SOURCES: Readiness items: 2014 CAASPP Field Survey. Enrollment: California Department of Education, 2013–14. Per pupil spending on instructional equipment: National Center for Education Statistics, 2010–11.

NOTES: Estimates are taken from an OLS regression of each readiness item on district enrollment, per pupil spending, student composition, student performance, district urbanicity, and county fixed effects. Please refer to Technical Appendix D for detailed model specifications. All standard errors adjusted for clustering at county level.*** p<0.01, ** p<0.05, * p<0.1.

For example, a thousand-student increase in enrollment is related to a slight but significant decrease in software readiness, but does not appear to be statistically related to hardware, network, and staffing. Per pupil spending is strongly correlated with software and staffing. For instance, a thousand-dollar increase in spending translates into a significant jump in software readiness, enough to make districts with the least sufficient infrastructure technologically ready. The magnitude is markedly larger in staffing, perhaps because 68 percent of districts had trouble in this area, and money thus plays a more critical role. On the other hand, the amount of spending does not seem to matter when it comes to hardware or networks. This is likely because both are sufficient in more than 70 percent of districts.


In 2013 the Obama administration introduced an ambitious digital learning initiative called ConnectED. The initiative is designed to help schools upgrade their technology and train teachers to use video-conferencing, virtual field trips, personalized audio-visual learning, and other digital learning tools. The recommended minimum bandwidth for digital learning is 100 megabits per second (Mbps)—with a target of 1gigabit per second (Gbps). In California, 39 percent of schools and 44 percent of districts are connected at speeds less than 100 Mbps.11

Dis-economy of Scale

Based on an assessment of bandwidth data from K–12 High Speed Network, we find that network upgrades are particularly challenging for small and large districts. It makes intuitive sense that upgrades for small numbers of students involve high per student costs. Initially as student enrollment grows, it becomes more cost-effective to upgrade to a faster network; however, after a certain point (around 28,000 students), increases in student enrollment make upgrading less cost-effective (see technical appendix Figure E1).

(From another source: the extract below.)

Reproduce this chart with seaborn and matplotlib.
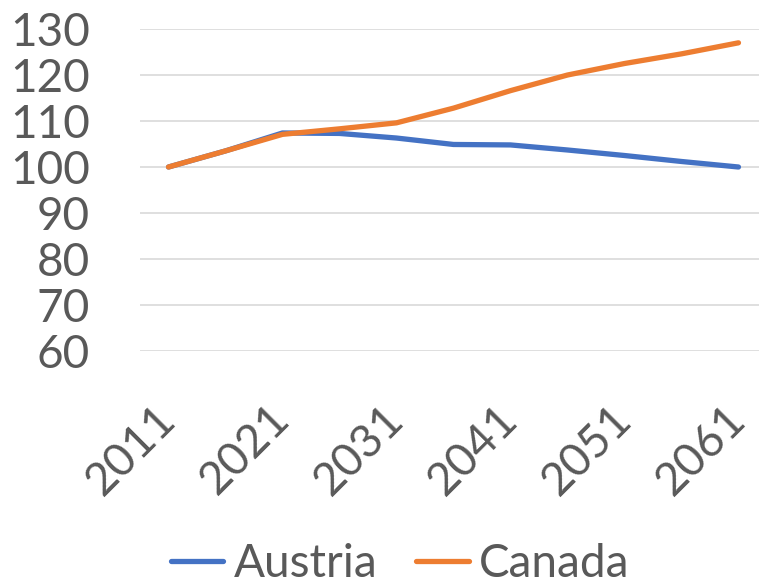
import pandas as pd
import seaborn as sns
import matplotlib.pyplot as plt

# --------------------------------------------------
# DATA (index, 2011 = 100)
# --------------------------------------------------
years = [2011, 2016, 2021, 2026, 2031, 2036, 2041, 2046, 2051, 2056, 2061]
austria = [100, 103.5, 107.4, 107.3, 106.3, 104.9, 104.8, 103.7, 102.5, 101.2, 100.0]
canada = [100, 103.5, 107.1, 108.3, 109.6, 112.8, 116.6, 120.0, 122.5, 124.6, 127.0]
tick_years = [2011, 2021, 2031, 2041, 2051, 2061]
y_ticks = [60, 70, 80, 90, 100, 110, 120, 130]

df = pd.DataFrame({
    "year": years * 2,
    "value": austria + canada,
    "country": ["Austria"] * len(years) + ["Canada"] * len(years),
})

# --------------------------------------------------
# STYLE
# --------------------------------------------------
sns.set_theme(style="white")
plt.rcParams["font.family"] = ["Lato", "DejaVu Sans"]
text_color = "#595959"
palette = {"Austria": "#4472C4", "Canada": "#ED7D31"}

fig = plt.figure(figsize=(7.59, 5.85), dpi=100)
ax = fig.add_axes([140 / 759, 0.40, 1 - 140 / 759, 0.9504 - 0.40])

sns.lineplot(data=df, x="year", y="value", hue="country", palette=palette,
             linewidth=3.8, ax=ax, solid_capstyle="round")

# --------------------------------------------------
# AXES
# --------------------------------------------------
ax.set_ylim(60, 130)
ax.set_xlim(2008.5, 2062.8)
ax.set_yticks(y_ticks)
ax.set_xticks(tick_years)
ax.set_xticklabels([str(y) for y in tick_years], rotation=45, ha="right",
                   va="center", rotation_mode="anchor")
ax.tick_params(axis="y", length=0, pad=36, labelsize=33, labelcolor=text_color)
ax.tick_params(axis="x", length=0, pad=44, labelsize=33, labelcolor=text_color)
ax.set_xlabel("")
ax.set_ylabel("")
ax.grid(axis="y", color="#D9D9D9", linewidth=1.2)
ax.set_axisbelow(True)
for s in ax.spines.values():
    s.set_visible(False)

# --------------------------------------------------
# LEGEND (bottom)
# --------------------------------------------------
handles, labels = ax.get_legend_handles_labels()
ax.legend_.remove()
fig.legend(handles, labels, loc="center", bbox_to_anchor=(0.527, 0.036),
           ncol=2, frameon=False, fontsize=33, labelcolor=text_color,
           handlelength=1.15, handletextpad=0.22, columnspacing=0.85)

fig.savefig("out.png", dpi=100)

This dis-economy of scale makes it more costly to upgrade bandwidth in particularly small and large districts.12

Digital Divide between Urban and Rural Districts

We also find that bandwidth sufficiency is linked to geographic location. Eighteen percent of urban districts lack sufficient bandwidth (i.e., a minimum of 100 Mbps) for digital learning and the number is 48 percentage points higher in rural districts (Figure 4). Because of the relatively low density and greater geographical distances in rural areas, affordable broadband services may be more difficult for rural districts to obtain.13

Figure 4. Rural schools and districts are being left behind in the digital race

Rural schools and districts are being left behind in the digital race

SOURCES: Bandwidth data: DataLINK, K–12 High-Speed Network (K12HSN), 2014. District urbanicity data: Common Core of Data, National Center for Education Statistics, 2011–12.

NOTE: Sufficient bandwidth refers to a minimum of 100 Mbps, as recommended by the ConnectED initiative.

Programs That Can Help Close Gaps

The federal E-Rate program provides discounted Internet services to schools based on the composition of their student bodies and their geographic location. At the state level, the California Teleconnect Fund also has the potential to transform rural districts. The state needs to streamline these programs and ensure that all eligible rural schools receive significant discounts. The state also needs to provide technical assistance to rural districts, which are more prone to staffing challenges.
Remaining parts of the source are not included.